The factory opened in 1834 and was built as an octagonal plan. Between 80 and 100 women were able to live and work there comfortably but by 1842 when Isabella was there, over 250 women and their children were living in crowded conditions.[5]

With such crowding, behaviour of the women could change as happened on 22nd October 1842, a few months after Isabella had left.[6]

Extract from Launceston Examiner , 22 October 1842, p. 4

Extract from Launceston Examiner , 22 October 1842, p. 4

In a report written by La Trobe at the end of 1846 he mentions the female factory has two mess rooms and three wards each able to accommodate 30 women. Separate apartments were being built but they could not be made into solitary ones. There was also a hospital which had room for 7 women. There were three sheds used for washing and spinning which I assume would be used as punishment for those women sent in by local magistrates.[7]

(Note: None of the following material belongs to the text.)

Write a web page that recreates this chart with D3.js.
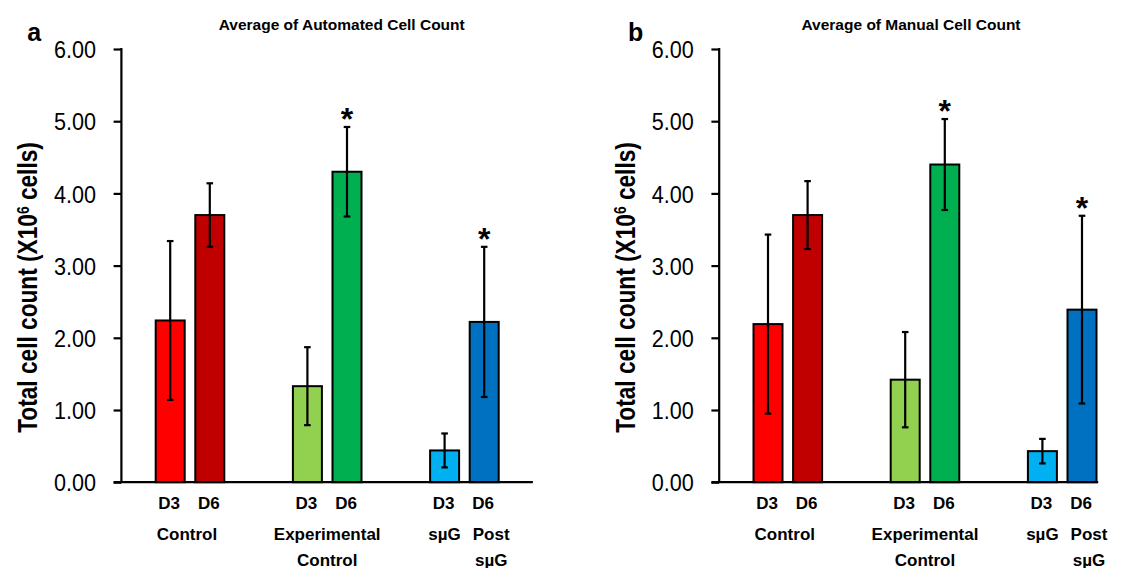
<!DOCTYPE html>
<html>
<head>
<meta charset="utf-8">
<script src="https://cdn.jsdelivr.net/npm/d3@7"></script>
<style>
  body { margin: 0; background: #fff; }
  text { font-family: "Liberation Sans", Arial, sans-serif; fill: #000; }
</style>
</head>
<body>
<div id="chart"></div>
<script>
// data (x10^6 cells)
var groups = ["Control", "Experimental Control", "sµG"];
var days = ["D3", "D6"];
var autoMean = [2.24, 3.70, 1.33, 4.30, 0.44, 2.22];
var autoErr = [1.10, 0.44, 0.54, 0.62, 0.235, 1.04];
var manualMean = [2.19, 3.70, 1.42, 4.40, 0.43, 2.39];
var manualErr = [1.24, 0.47, 0.66, 0.63, 0.17, 1.30];
var starred = [false, false, false, true, false, true];
var barColors = ["#ff0000", "#c00000", "#92d050", "#00b050", "#00b0f0", "#0070c0"];
var yTicks = [0, 1, 2, 3, 4, 5, 6];
var titles = ["Average of Automated Cell Count", "Average of Manual Cell Count"];
var letters = ["a", "b"];

var W = 1121, H = 568;
var svg = d3.select("#chart").append("svg").attr("width", W).attr("height", H);

// panel layout
var panels = [
  { x0: 121.4, axisLen: 411.5, titleX: 341.7, letterX: 27.3, mean: autoMean, err: autoErr },
  { x0: 719.2, axisLen: 379, titleX: 911, letterX: 628, mean: manualMean, err: manualErr }
];
var groupW = 137.2;
var starSize = 32;

var y = d3.scaleLinear().domain([0, 6]).range([482.2, 49]);

panels.forEach(function(p, pi) {
  var g = svg.append("g");

  var x = d3.scaleBand().domain(groups).range([p.x0, p.x0 + groupW * 3]).padding(0);
  var xi = d3.scaleBand().domain(days).range([0, groupW]).paddingInner(0.217).paddingOuter(0.841);

  var rows = [];
  groups.forEach(function(gr, gi) {
    days.forEach(function(dy, di) {
      var k = gi * 2 + di;
      rows.push({ group: gr, day: dy, mean: p.mean[k], err: p.err[k], star: starred[k], color: barColors[k] });
    });
  });
  function cx(d) { return x(d.group) + xi(d.day) + xi.bandwidth() / 2; }

  // y axis
  var yAxis = d3.axisLeft(y).tickValues(yTicks).tickSize(7.8).tickFormat(d3.format(".2f"));
  var ya = g.append("g").attr("transform", "translate(" + p.x0 + ",0)").call(yAxis);
  ya.select(".domain").remove();
  ya.append("line").attr("y1", y(6) - 1).attr("y2", y(0)).attr("stroke", "#000").attr("stroke-width", 2.2);
  ya.selectAll(".tick line").attr("stroke", "#000").attr("stroke-width", 2.2);
  ya.selectAll(".tick text")
    .attr("transform", "scale(0.9,1)")
    .attr("x", -25.4 / 0.9).attr("dy", "0.36em")
    .style("font-size", "24px").style("font-family", "'Liberation Sans', Arial, sans-serif")
    .attr("fill", "#000");

  // bars
  g.selectAll("rect.bar").data(rows).enter().append("rect")
    .attr("class", "bar")
    .attr("x", function(d) { return x(d.group) + xi(d.day) + 1; })
    .attr("width", xi.bandwidth() - 2)
    .attr("y", function(d) { return y(d.mean); })
    .attr("height", function(d) { return y(0) - y(d.mean); })
    .attr("fill", function(d) { return d.color; })
    .attr("stroke", "#000").attr("stroke-width", 2);

  // x axis line
  g.append("line")
    .attr("x1", p.x0 - 7.8).attr("x2", p.x0 + p.axisLen)
    .attr("y1", y(0)).attr("y2", y(0))
    .attr("stroke", "#000").attr("stroke-width", 2.2);

  // error bars
  var eb = g.selectAll("g.err").data(rows).enter().append("g").attr("class", "err")
    .attr("stroke", "#000").attr("stroke-width", 2.2);
  eb.append("line")
    .attr("x1", cx).attr("x2", cx)
    .attr("y1", function(d) { return y(d.mean + d.err); })
    .attr("y2", function(d) { return y(d.mean - d.err); });
  [1, -1].forEach(function(s) {
    eb.append("line")
      .attr("x1", function(d) { return cx(d) - 3.3; })
      .attr("x2", function(d) { return cx(d) + 3.3; })
      .attr("y1", function(d) { return y(d.mean + s * d.err); })
      .attr("y2", function(d) { return y(d.mean + s * d.err); });
  });

  // significance stars
  g.selectAll("text.star").data(rows.filter(function(d) { return d.star; })).enter().append("text")
    .attr("class", "star")
    .attr("x", cx)
    .attr("y", function(d) { return y(d.mean + d.err) - 4 + 0.22 * starSize; })
    .attr("text-anchor", "middle")
    .style("font-size", starSize + "px").style("font-weight", "bold")
    .text("*");

  // day labels
  g.selectAll("text.day").data(rows).enter().append("text")
    .attr("class", "day")
    .attr("x", function(d) { return cx(d) - 1; })
    .attr("y", 508.5)
    .attr("text-anchor", "middle")
    .style("font-size", "17px").style("font-weight", "bold")
    .text(function(d) { return d.day; });

  // group labels
  var lab = [
    { x: x(groups[0]) + groupW / 2 - 3, lines: ["Control"] },
    { x: x(groups[1]) + groupW / 2, lines: ["Experimental", "Control"] },
    { x: cx(rows[4]), lines: ["sµG"] },
    { x: cx(rows[5]) + 7, lines: ["Post", "sµG"] }
  ];
  lab.forEach(function(l) {
    g.append("text")
      .attr("text-anchor", "middle")
      .style("font-size", "17px").style("font-weight", "bold")
      .selectAll("tspan").data(l.lines).enter().append("tspan")
      .attr("x", l.x)
      .attr("y", function(d, i) { return 540 + i * 25.5; })
      .text(function(d) { return d; });
  });

  // y label
  var yl = g.append("text")
    .attr("transform", "translate(" + (p.x0 - 84) + ",287.5) rotate(-90) scale(0.81,1)")
    .attr("text-anchor", "middle")
    .style("font-size", "28px").style("font-weight", "bold");
  yl.append("tspan").text("Total cell count (X10");
  yl.append("tspan").attr("baseline-shift", "super").style("font-size", "17px").text("6");
  yl.append("tspan").text(" cells)");

  // title and panel letter
  g.append("text")
    .attr("x", p.titleX).attr("y", 30)
    .attr("text-anchor", "middle")
    .style("font-size", "15.5px").style("font-weight", "bold")
    .text(titles[pi]);
  g.append("text")
    .attr("x", p.letterX).attr("y", 40.5)
    .style("font-size", "25px").style("font-weight", "bold")
    .text(letters[pi]);
});
</script>
</body>
</html>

At the time of his visit to the Launceston Female Factory the personnel running it were a medical officer, a schoolmistress, a superintendent, two matrons, one clerk and one gatekeeper. They were looking after 75 needlewomen, 17 women nursing children, 10 servants, 4 sick, 8 washing and 9 using wool.[8]

Maybe after spending time in the various female houses of correction both in London and Launceston, Isabella decided that marriage and a chance to have her own family would be a better way of leading her life.

References

[1] Mayhew, Henry, and John Binny. The Criminal Prisons of London, and Scenes of Prison Life. London, England: Griffen, Bohn and Company, 1862, p 82 viewed 12 June 2016. https://archive.org/details/cu31924024894481.

[2] ibid, p 174 viewed 12 June 2016

[3] ibid, p 174 viewed 12 June 2016

[4] ibid, p 185 viewed 12 June 2016

[5] http://www.femaleconvicts.org.au/index.php/convict-institutions/female-factories/launceston-ff

[6] Launceston Examiner (Tas. : 1842 – 1899), 22 October 1842, p. 4. (EVENING), viewed 12 Jun 2016, http://nla.gov.au/nla.news-page4058541

[7] Brand, Ian, Charles Joseph Latrobe, Michael Sprod, and James Boyd. The Convict Probation System, Van Diemen’s Land 1839-1854: A Study of the Probation System of Convict Discipline, Together with C.J. La Trobe’s 1847 Report on Its Operation and the 1845 Report of James Boyd on the Probation Station at Darlington, Maria Island. Hobart: Blubber Head Press, 1990. p 200

[8] ibid, p 134

Readers: Did you have any female convicts stay in a house of correction either in London or Australia? Why were they there?